Por muy buenos libros que aún escriba, a Salman Rushdie lo perseguirá siempre algo que él no hizo: la fetua de Jomeini, que lo condenó a vivir años escondido. Y ya que estamos con Rushdie, Ian McEwan, uno de los mejores de esa generación británica de escritores a la que ambos pertenecen, queda perfilado, para mal, por un gesto que tuvo con Camilleri en la entrega de un premio, cuando se negó a darle la mano que éste le tendía una vez se supo que el italiano había ganado.

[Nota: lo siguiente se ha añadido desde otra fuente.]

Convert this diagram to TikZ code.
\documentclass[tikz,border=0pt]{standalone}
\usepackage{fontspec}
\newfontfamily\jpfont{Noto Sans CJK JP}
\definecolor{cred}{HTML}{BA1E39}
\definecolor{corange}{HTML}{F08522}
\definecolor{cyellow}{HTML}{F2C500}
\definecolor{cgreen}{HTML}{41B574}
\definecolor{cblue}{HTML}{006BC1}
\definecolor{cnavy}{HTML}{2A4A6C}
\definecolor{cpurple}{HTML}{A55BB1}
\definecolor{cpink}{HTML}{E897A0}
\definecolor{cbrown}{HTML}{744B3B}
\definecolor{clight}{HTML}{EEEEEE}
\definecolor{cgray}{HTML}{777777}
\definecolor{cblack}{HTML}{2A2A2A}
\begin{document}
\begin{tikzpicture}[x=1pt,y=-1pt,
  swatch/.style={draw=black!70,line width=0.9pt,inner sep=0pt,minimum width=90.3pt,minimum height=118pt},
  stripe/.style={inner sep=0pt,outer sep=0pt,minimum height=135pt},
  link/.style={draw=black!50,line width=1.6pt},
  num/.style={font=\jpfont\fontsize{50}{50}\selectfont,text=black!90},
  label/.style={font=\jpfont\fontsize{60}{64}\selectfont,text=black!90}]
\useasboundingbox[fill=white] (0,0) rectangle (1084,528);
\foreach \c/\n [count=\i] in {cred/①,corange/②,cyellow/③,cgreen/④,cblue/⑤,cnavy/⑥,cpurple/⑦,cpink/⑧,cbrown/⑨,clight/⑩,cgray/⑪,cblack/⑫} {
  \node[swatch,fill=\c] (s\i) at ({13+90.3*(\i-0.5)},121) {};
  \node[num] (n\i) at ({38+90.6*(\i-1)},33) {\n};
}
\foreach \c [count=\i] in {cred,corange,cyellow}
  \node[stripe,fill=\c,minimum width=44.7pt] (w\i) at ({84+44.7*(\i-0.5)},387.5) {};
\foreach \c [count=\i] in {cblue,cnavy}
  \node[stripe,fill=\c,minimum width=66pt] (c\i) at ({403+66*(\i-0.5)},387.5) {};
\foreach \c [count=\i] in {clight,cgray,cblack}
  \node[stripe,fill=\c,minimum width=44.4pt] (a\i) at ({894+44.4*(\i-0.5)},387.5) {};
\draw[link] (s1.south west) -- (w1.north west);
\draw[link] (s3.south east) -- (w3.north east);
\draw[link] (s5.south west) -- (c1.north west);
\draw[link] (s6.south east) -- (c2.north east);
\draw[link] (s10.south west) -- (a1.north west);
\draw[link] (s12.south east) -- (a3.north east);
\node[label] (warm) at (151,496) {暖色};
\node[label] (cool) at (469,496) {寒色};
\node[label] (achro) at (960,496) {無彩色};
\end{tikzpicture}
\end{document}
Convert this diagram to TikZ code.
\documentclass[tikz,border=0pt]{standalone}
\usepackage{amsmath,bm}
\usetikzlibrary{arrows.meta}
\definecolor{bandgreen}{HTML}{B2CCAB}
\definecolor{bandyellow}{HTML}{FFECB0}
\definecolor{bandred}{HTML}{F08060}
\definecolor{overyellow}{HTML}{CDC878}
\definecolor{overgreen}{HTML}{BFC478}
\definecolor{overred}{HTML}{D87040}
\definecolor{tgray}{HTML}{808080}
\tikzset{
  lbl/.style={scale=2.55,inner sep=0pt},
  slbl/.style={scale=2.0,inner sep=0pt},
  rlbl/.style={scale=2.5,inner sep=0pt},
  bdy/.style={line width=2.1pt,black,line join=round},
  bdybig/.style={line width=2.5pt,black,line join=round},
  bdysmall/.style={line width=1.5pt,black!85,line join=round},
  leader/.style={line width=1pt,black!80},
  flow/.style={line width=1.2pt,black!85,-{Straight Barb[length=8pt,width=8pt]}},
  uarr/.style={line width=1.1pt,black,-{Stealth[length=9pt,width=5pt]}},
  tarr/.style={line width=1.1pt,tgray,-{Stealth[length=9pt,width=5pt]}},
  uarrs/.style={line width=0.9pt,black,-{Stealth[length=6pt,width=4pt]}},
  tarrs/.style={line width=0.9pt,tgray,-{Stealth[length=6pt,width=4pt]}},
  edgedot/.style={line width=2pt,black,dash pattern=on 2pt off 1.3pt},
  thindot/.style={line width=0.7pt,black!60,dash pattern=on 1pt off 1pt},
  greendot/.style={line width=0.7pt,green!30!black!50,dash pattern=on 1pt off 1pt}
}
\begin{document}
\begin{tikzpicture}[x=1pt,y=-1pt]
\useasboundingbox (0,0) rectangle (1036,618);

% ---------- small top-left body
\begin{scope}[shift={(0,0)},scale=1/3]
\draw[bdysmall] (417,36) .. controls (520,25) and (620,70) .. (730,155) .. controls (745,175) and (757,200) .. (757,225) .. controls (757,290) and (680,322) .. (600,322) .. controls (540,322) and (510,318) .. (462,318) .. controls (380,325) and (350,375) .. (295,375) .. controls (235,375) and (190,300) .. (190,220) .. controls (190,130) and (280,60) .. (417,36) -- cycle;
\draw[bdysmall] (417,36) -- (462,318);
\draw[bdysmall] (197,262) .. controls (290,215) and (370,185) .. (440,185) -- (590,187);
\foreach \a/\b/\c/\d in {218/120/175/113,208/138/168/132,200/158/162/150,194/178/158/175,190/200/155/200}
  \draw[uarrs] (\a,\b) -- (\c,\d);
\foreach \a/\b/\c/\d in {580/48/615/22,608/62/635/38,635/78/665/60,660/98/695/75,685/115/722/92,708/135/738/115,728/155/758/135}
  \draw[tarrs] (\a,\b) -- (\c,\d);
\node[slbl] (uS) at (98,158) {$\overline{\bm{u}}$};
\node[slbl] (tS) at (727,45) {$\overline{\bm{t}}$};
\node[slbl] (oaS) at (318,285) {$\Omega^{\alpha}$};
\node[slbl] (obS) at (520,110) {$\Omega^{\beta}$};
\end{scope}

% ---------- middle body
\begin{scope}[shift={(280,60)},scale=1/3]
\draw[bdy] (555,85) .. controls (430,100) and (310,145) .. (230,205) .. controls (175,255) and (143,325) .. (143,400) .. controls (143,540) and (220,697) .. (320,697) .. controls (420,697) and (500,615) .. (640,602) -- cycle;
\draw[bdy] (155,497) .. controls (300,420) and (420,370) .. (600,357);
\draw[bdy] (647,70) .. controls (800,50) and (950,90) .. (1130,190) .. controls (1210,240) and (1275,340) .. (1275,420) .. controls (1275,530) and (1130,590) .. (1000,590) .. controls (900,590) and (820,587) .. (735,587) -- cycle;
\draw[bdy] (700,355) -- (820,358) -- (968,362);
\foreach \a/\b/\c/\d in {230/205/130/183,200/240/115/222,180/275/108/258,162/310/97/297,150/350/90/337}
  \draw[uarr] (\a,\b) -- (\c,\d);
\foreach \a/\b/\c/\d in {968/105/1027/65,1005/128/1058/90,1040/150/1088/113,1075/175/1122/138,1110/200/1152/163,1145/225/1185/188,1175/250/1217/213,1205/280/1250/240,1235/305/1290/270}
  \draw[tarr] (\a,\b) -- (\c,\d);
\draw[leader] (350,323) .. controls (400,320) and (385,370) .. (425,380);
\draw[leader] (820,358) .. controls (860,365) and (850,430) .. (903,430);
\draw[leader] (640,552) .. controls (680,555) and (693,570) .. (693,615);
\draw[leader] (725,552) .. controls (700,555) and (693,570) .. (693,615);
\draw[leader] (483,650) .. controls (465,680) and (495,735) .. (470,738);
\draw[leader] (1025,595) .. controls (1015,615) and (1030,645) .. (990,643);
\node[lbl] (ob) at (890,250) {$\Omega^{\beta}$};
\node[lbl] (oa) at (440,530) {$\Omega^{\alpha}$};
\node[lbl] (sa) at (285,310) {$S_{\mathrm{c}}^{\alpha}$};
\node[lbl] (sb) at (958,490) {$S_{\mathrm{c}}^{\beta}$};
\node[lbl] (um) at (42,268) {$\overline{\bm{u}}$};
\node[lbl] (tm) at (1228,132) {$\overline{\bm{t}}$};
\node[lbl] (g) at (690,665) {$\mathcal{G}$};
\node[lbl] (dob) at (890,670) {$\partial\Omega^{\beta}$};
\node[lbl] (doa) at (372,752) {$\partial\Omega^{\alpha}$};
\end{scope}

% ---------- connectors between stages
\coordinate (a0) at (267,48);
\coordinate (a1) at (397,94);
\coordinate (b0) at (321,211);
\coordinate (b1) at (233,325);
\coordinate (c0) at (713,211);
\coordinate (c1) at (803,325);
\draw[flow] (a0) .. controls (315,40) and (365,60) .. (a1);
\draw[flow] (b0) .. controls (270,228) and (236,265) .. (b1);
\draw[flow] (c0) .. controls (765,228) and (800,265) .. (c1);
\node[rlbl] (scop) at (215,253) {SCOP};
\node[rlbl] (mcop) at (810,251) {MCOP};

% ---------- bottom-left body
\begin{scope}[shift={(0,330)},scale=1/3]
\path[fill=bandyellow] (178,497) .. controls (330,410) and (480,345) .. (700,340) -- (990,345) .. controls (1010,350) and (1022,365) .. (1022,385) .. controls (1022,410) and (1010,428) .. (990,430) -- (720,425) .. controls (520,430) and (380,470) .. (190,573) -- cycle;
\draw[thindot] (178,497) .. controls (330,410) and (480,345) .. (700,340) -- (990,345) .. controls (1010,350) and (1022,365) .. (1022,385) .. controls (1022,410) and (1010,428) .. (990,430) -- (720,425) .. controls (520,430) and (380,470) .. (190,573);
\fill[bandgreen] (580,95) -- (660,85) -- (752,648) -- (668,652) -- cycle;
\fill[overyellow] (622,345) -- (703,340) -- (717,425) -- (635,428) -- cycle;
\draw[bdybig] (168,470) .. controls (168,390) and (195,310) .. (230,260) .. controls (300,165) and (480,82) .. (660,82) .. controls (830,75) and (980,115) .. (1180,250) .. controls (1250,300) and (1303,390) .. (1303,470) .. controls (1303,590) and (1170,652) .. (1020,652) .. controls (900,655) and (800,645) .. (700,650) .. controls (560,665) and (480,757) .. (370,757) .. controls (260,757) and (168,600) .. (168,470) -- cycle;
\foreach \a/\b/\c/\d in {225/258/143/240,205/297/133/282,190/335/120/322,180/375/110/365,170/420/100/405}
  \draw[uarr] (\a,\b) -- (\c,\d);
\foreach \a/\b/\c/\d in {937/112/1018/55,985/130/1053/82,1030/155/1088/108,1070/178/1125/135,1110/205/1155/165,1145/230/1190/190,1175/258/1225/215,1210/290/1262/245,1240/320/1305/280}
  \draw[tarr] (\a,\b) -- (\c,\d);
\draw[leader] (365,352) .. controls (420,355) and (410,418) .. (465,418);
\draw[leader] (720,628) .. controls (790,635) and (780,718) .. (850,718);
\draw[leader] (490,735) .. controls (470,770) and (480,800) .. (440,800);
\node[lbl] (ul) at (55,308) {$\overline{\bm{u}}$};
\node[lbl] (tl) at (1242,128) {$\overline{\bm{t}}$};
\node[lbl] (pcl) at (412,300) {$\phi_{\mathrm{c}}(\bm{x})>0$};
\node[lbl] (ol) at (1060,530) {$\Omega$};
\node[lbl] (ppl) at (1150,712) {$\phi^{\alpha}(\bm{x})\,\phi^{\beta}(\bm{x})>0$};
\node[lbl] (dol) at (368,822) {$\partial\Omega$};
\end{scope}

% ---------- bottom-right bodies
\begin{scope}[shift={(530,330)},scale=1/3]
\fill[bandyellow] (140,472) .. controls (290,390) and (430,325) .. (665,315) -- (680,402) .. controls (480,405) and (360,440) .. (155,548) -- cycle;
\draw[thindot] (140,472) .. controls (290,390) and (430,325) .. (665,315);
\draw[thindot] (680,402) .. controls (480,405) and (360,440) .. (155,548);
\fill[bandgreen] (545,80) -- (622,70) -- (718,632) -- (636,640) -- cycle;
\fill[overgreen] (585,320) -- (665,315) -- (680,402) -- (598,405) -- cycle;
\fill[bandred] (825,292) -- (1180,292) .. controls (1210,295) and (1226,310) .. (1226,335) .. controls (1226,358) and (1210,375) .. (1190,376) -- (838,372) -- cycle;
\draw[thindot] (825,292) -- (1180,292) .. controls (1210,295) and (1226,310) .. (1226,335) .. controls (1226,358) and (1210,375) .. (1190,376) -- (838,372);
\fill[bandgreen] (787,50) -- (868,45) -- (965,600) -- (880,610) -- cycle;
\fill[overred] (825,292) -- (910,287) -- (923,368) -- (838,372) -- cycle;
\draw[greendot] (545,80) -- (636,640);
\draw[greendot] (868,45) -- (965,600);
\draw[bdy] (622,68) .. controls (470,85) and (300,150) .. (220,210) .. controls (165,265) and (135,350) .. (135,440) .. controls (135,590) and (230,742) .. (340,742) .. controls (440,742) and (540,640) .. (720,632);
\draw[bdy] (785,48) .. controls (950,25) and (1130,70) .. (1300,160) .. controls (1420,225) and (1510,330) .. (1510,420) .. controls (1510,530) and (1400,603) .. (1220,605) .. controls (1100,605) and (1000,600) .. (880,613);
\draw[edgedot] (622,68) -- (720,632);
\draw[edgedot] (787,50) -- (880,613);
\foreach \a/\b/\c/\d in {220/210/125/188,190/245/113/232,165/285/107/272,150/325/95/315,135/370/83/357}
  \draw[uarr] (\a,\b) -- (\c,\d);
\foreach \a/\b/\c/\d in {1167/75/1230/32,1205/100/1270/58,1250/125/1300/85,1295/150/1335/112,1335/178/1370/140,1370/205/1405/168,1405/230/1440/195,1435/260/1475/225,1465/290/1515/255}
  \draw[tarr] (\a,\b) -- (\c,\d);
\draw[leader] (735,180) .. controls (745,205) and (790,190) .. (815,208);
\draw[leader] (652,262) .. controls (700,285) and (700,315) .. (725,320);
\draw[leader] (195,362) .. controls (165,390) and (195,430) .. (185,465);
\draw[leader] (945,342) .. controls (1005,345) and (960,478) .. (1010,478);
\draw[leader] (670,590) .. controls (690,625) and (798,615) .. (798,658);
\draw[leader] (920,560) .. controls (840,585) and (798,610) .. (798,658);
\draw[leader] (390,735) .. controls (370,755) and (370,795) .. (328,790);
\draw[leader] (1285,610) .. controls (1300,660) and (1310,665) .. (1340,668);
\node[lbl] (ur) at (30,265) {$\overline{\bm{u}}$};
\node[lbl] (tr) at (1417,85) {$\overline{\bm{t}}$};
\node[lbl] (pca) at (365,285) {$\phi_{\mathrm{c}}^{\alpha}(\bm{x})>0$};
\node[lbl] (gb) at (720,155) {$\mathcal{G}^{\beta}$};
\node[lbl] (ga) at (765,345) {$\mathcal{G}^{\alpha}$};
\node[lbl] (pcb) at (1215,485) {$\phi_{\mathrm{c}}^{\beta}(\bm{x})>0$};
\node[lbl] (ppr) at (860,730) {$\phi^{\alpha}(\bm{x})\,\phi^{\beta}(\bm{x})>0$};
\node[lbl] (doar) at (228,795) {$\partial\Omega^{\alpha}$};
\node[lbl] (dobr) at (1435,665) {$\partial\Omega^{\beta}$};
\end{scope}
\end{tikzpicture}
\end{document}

Uno seguirá leyendo a McEwan, claro, pero con tipos con ese mal perder, y menos ante el venerable Camilleri, ni un café.

Todo lo contrario ocurre con Marta Cinta o Marta González Saldaña, que a ambos nombres respondió. Hace poco se publicó un vídeo en el que esta anciana enferma de Alzheimer, que murió hace dos años, postrada en una silla de ruedas por el desgaste físico de quien se acercaba al siglo de vida y padecía este mal, al oír los primeros compases de El lago de los cisnes empieza a mover las manos y los brazos como hizo centenares de veces, mientras ensayaba o actuaba en Cuba, donde se formó, en Nueva York, donde llegó a ser primera bailarina, o en Madrid, donde dio clases de ballet durante lustros. La belleza de los movimientos de sus manos sarmentosas y blanquísimas es capaz de atravesarlo todo. La armonía de ese gesto último de quien apenas recuerda quién fue está llamada a perdurar en la memoria de cuantos vean el vídeo, como lo hacen ciertos gestos corporales, la melodía con que resuenan sus cuerpos, de los que ya nos dejaron, y ciertos gestos vitales, la música de cada carácter, que sobreviven a nuestras propias vidas y a veces bastan para apresar cuanto fuimos, resumirnos mejor que cualquier imagen y casi todas las palabras.